---------- RECORDED DATA ----------

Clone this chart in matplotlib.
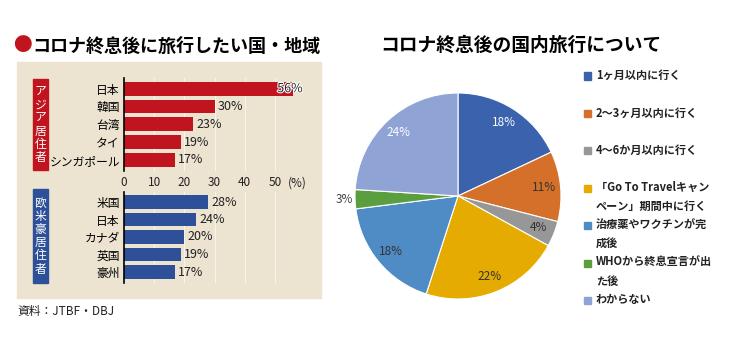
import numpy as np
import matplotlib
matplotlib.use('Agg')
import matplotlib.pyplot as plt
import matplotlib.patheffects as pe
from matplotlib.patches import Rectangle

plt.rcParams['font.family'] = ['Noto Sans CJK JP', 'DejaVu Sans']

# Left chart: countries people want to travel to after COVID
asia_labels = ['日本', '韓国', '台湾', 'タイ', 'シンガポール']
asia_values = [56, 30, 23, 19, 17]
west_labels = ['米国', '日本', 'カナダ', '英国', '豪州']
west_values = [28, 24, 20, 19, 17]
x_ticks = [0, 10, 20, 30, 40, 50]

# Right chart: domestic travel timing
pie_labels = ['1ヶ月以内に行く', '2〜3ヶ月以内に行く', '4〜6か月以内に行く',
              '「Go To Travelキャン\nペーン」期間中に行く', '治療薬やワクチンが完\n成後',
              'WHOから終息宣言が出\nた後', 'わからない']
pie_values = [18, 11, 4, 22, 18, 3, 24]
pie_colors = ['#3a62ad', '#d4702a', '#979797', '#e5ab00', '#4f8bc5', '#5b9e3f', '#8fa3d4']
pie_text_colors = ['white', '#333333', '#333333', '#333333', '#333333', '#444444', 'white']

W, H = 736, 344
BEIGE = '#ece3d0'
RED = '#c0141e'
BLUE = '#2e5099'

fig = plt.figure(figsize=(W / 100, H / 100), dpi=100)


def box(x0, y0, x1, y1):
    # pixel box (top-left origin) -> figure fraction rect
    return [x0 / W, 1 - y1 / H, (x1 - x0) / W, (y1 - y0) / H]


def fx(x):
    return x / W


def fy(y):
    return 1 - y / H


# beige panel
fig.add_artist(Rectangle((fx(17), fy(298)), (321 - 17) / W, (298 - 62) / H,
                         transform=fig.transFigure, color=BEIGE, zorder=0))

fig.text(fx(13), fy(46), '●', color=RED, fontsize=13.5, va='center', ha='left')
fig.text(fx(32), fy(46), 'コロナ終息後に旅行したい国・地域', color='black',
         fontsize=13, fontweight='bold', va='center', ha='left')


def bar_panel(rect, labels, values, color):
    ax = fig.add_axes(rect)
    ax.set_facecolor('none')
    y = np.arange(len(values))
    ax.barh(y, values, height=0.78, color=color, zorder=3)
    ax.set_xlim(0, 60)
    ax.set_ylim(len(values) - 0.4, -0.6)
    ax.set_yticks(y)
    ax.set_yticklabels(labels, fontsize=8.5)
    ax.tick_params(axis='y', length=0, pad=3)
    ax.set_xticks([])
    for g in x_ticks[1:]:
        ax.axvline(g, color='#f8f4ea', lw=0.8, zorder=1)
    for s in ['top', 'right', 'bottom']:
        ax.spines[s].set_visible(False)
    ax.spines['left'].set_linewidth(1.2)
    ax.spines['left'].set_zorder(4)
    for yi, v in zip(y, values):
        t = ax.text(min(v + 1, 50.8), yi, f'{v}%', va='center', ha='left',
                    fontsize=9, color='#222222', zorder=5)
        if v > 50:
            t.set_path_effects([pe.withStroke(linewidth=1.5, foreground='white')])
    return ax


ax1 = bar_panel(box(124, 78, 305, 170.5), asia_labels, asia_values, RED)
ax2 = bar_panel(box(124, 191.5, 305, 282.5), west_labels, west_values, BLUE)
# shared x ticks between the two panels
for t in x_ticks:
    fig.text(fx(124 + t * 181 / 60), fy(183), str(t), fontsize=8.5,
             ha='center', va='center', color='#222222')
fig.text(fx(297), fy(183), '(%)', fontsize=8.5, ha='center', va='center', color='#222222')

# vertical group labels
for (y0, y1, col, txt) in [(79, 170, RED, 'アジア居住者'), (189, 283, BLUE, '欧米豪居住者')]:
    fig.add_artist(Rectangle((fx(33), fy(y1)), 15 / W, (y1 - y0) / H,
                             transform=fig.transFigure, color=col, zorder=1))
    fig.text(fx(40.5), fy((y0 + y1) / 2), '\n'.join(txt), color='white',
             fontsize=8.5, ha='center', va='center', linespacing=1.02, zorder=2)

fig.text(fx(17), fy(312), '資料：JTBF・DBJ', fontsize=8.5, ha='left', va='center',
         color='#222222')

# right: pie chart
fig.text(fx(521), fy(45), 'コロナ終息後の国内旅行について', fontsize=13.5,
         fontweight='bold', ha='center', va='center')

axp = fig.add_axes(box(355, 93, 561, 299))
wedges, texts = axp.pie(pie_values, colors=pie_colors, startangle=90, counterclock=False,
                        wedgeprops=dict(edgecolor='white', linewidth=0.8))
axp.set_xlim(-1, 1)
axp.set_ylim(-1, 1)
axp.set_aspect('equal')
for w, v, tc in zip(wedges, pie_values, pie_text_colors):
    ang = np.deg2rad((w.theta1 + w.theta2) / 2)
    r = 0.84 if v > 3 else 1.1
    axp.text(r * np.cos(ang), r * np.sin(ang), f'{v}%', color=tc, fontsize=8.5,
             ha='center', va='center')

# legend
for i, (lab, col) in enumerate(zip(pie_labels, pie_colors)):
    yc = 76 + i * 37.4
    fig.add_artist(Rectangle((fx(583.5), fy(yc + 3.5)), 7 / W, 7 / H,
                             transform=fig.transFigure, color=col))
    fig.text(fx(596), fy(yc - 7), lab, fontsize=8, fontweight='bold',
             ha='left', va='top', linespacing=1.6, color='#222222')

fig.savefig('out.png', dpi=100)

----------
---------- RECORDED DATA ----------

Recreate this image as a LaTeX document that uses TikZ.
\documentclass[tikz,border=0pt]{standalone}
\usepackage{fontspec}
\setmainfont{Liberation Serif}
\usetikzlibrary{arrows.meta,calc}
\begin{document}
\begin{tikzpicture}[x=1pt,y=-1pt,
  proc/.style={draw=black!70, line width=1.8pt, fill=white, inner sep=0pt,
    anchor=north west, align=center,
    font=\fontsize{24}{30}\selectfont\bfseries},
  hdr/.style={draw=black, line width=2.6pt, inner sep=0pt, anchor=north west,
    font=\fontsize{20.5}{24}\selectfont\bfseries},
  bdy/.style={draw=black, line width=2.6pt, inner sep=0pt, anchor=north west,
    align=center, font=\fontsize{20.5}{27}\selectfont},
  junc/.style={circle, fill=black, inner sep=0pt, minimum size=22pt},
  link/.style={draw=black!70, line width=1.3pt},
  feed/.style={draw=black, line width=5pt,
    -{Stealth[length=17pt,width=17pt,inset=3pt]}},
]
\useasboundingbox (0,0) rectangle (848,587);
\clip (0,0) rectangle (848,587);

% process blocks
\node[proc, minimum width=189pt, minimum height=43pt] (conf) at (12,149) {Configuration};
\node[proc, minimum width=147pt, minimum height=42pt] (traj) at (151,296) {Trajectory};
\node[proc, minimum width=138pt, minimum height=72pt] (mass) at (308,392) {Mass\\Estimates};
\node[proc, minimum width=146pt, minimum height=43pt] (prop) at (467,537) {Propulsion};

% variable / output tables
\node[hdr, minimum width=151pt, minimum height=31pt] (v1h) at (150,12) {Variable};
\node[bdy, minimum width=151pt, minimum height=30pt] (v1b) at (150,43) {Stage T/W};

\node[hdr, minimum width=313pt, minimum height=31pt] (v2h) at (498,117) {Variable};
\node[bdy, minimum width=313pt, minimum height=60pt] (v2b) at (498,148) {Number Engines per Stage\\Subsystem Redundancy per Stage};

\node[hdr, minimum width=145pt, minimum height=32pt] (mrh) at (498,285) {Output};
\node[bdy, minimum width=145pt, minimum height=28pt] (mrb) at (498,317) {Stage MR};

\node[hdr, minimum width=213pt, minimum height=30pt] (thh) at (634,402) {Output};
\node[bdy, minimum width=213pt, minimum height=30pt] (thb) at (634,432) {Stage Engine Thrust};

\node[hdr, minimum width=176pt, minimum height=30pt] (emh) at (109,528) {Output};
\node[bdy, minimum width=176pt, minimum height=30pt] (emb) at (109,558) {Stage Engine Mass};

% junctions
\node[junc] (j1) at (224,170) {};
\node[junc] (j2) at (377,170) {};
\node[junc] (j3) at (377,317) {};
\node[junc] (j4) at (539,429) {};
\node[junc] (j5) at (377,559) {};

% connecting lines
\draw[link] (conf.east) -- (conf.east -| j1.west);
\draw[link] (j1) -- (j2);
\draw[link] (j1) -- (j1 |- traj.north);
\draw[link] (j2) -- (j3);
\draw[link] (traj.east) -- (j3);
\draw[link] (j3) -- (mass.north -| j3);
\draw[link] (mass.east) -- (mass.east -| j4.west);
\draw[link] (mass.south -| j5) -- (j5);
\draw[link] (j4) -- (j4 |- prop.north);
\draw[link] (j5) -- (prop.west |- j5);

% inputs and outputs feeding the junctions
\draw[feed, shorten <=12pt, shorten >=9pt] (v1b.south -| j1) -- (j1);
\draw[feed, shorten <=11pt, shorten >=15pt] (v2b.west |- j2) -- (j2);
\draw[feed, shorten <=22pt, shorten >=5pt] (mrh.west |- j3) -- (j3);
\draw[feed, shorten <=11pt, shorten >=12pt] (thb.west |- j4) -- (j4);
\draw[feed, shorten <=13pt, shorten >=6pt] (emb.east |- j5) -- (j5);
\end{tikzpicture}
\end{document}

----------

Your copy should hold only the lines from the one containing "Clone this chart in matplotlib." through the one containing "plt.rcParams['font.family'] = ['Noto", word for word, with no pictures.

- EXERCISE ANSWER
Clone this chart in matplotlib.
import numpy as np
import matplotlib
matplotlib.use('Agg')
import matplotlib.pyplot as plt
import matplotlib.patheffects as pe
from matplotlib.patches import Rectangle

plt.rcParams['font.family'] = ['Noto Sans CJK JP', 'DejaVu Sans']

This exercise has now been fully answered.